> _EXERCISE DIRECTIONS_: Set down the records once more, please, exactly and with the pictures left out.

Charts and diagrams as code:
-- Begin --

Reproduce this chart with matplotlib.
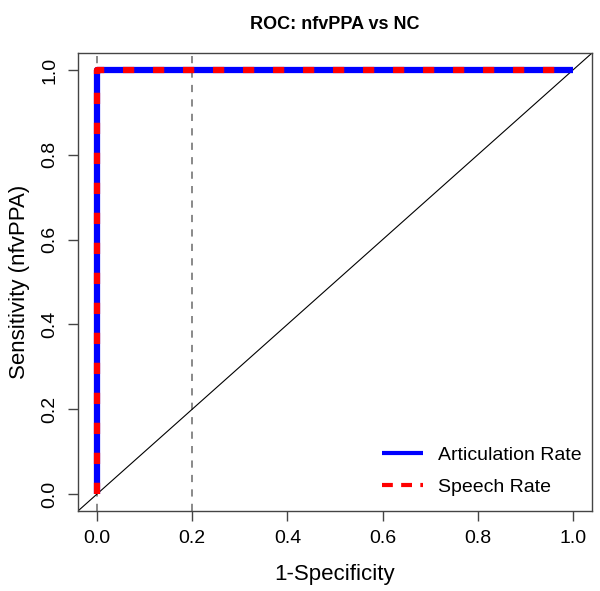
import matplotlib
matplotlib.use("Agg")
import matplotlib.pyplot as plt

plt.rcParams['font.family'] = ['Liberation Sans', 'DejaVu Sans']

# ROC points
artic_fpr = [0.0, 0.0, 1.0]
artic_tpr = [0.0, 1.0, 1.0]
speech_fpr = [0.0, 0.0, 1.0]
speech_tpr = [0.0, 1.0, 1.0]
ref_lines = [0.0, 0.2]
ticks = [0.0, 0.2, 0.4, 0.6, 0.8, 1.0]
tick_labels = ["0.0", "0.2", "0.4", "0.6", "0.8", "1.0"]

fig = plt.figure(figsize=(6, 5.91), dpi=100)
ax = fig.add_axes([0.13, 0.1354, 0.8567, 0.7749])

# reference lines
for v in ref_lines:
    ax.axvline(v, color="#808080", linestyle=(0, (4, 4)), linewidth=1.3, zorder=1)
ax.axline((0, 0), slope=1, color="black", linewidth=0.8, zorder=1)

ax.plot(artic_fpr, artic_tpr, color="#0000FF", linewidth=4.5, solid_capstyle="butt",
        label="Articulation Rate", zorder=3)
ax.plot(speech_fpr, speech_tpr, color="#FF0000", linewidth=4.5, linestyle=(0, (1.8, 3.0)),
        label="Speech Rate", zorder=4)

ax.set_xlim(-0.04, 1.04)
ax.set_ylim(-0.04, 1.04)
ax.set_xticks(ticks)
ax.set_xticklabels(tick_labels)
ax.set_yticks(ticks)
ax.set_yticklabels(tick_labels, rotation=90, va="center")
ax.tick_params(direction="out", length=7, width=1, color="#444444", labelsize=14, pad=7)

for s in ax.spines.values():
    s.set_color("#444444")
    s.set_linewidth(1)

ax.set_xlabel("1-Specificity", fontsize=16, labelpad=12)
ax.set_ylabel("Sensitivity (nfvPPA)", fontsize=16, labelpad=8)
ax.set_title("ROC: nfvPPA vs NC", fontsize=13, fontweight="bold", pad=17)

leg = ax.legend(loc="lower right", bbox_to_anchor=(1.0, 0.009), frameon=False,
                fontsize=14, handlelength=2.1, borderaxespad=0.15,
                labelspacing=0.75, handletextpad=0.75)
for ln in leg.get_lines():
    ln.set_linewidth(3)
leg.get_lines()[1].set_linestyle((0, (2.6, 2.0)))

fig.savefig("out.png", dpi=100)
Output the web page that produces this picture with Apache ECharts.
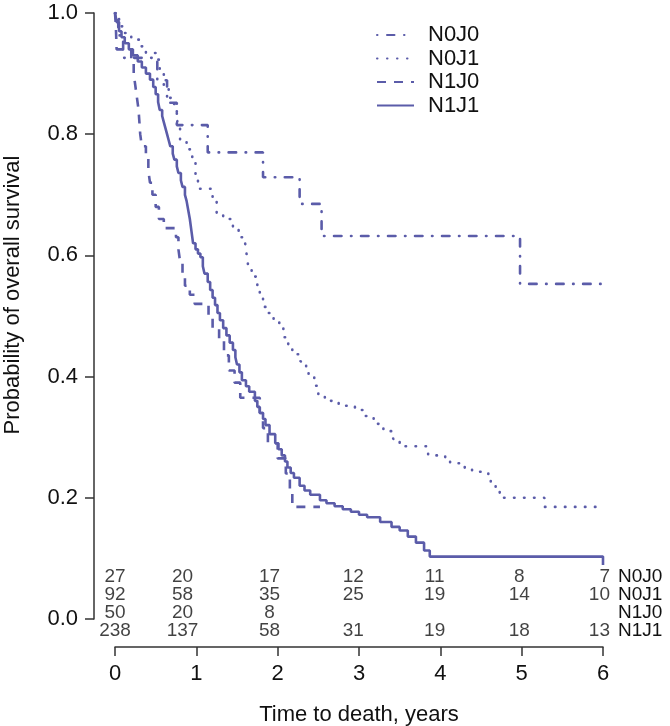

-- End --

> _RIGHT ANSWER_:
Reproduce this chart with matplotlib.
import matplotlib
matplotlib.use("Agg")
import matplotlib.pyplot as plt

plt.rcParams['font.family'] = ['Liberation Sans', 'DejaVu Sans']

# ROC points
artic_fpr = [0.0, 0.0, 1.0]
artic_tpr = [0.0, 1.0, 1.0]
speech_fpr = [0.0, 0.0, 1.0]
speech_tpr = [0.0, 1.0, 1.0]
ref_lines = [0.0, 0.2]
ticks = [0.0, 0.2, 0.4, 0.6, 0.8, 1.0]
tick_labels = ["0.0", "0.2", "0.4", "0.6", "0.8", "1.0"]

fig = plt.figure(figsize=(6, 5.91), dpi=100)
ax = fig.add_axes([0.13, 0.1354, 0.8567, 0.7749])

# reference lines
for v in ref_lines:
    ax.axvline(v, color="#808080", linestyle=(0, (4, 4)), linewidth=1.3, zorder=1)
ax.axline((0, 0), slope=1, color="black", linewidth=0.8, zorder=1)

ax.plot(artic_fpr, artic_tpr, color="#0000FF", linewidth=4.5, solid_capstyle="butt",
        label="Articulation Rate", zorder=3)
ax.plot(speech_fpr, speech_tpr, color="#FF0000", linewidth=4.5, linestyle=(0, (1.8, 3.0)),
        label="Speech Rate", zorder=4)

ax.set_xlim(-0.04, 1.04)
ax.set_ylim(-0.04, 1.04)
ax.set_xticks(ticks)
ax.set_xticklabels(tick_labels)
ax.set_yticks(ticks)
ax.set_yticklabels(tick_labels, rotation=90, va="center")
ax.tick_params(direction="out", length=7, width=1, color="#444444", labelsize=14, pad=7)

for s in ax.spines.values():
    s.set_color("#444444")
    s.set_linewidth(1)

ax.set_xlabel("1-Specificity", fontsize=16, labelpad=12)
ax.set_ylabel("Sensitivity (nfvPPA)", fontsize=16, labelpad=8)
ax.set_title("ROC: nfvPPA vs NC", fontsize=13, fontweight="bold", pad=17)

leg = ax.legend(loc="lower right", bbox_to_anchor=(1.0, 0.009), frameon=False,
                fontsize=14, handlelength=2.1, borderaxespad=0.15,
                labelspacing=0.75, handletextpad=0.75)
for ln in leg.get_lines():
    ln.set_linewidth(3)
leg.get_lines()[1].set_linestyle((0, (2.6, 2.0)))

fig.savefig("out.png", dpi=100)
Output the web page that produces this picture with Apache ECharts.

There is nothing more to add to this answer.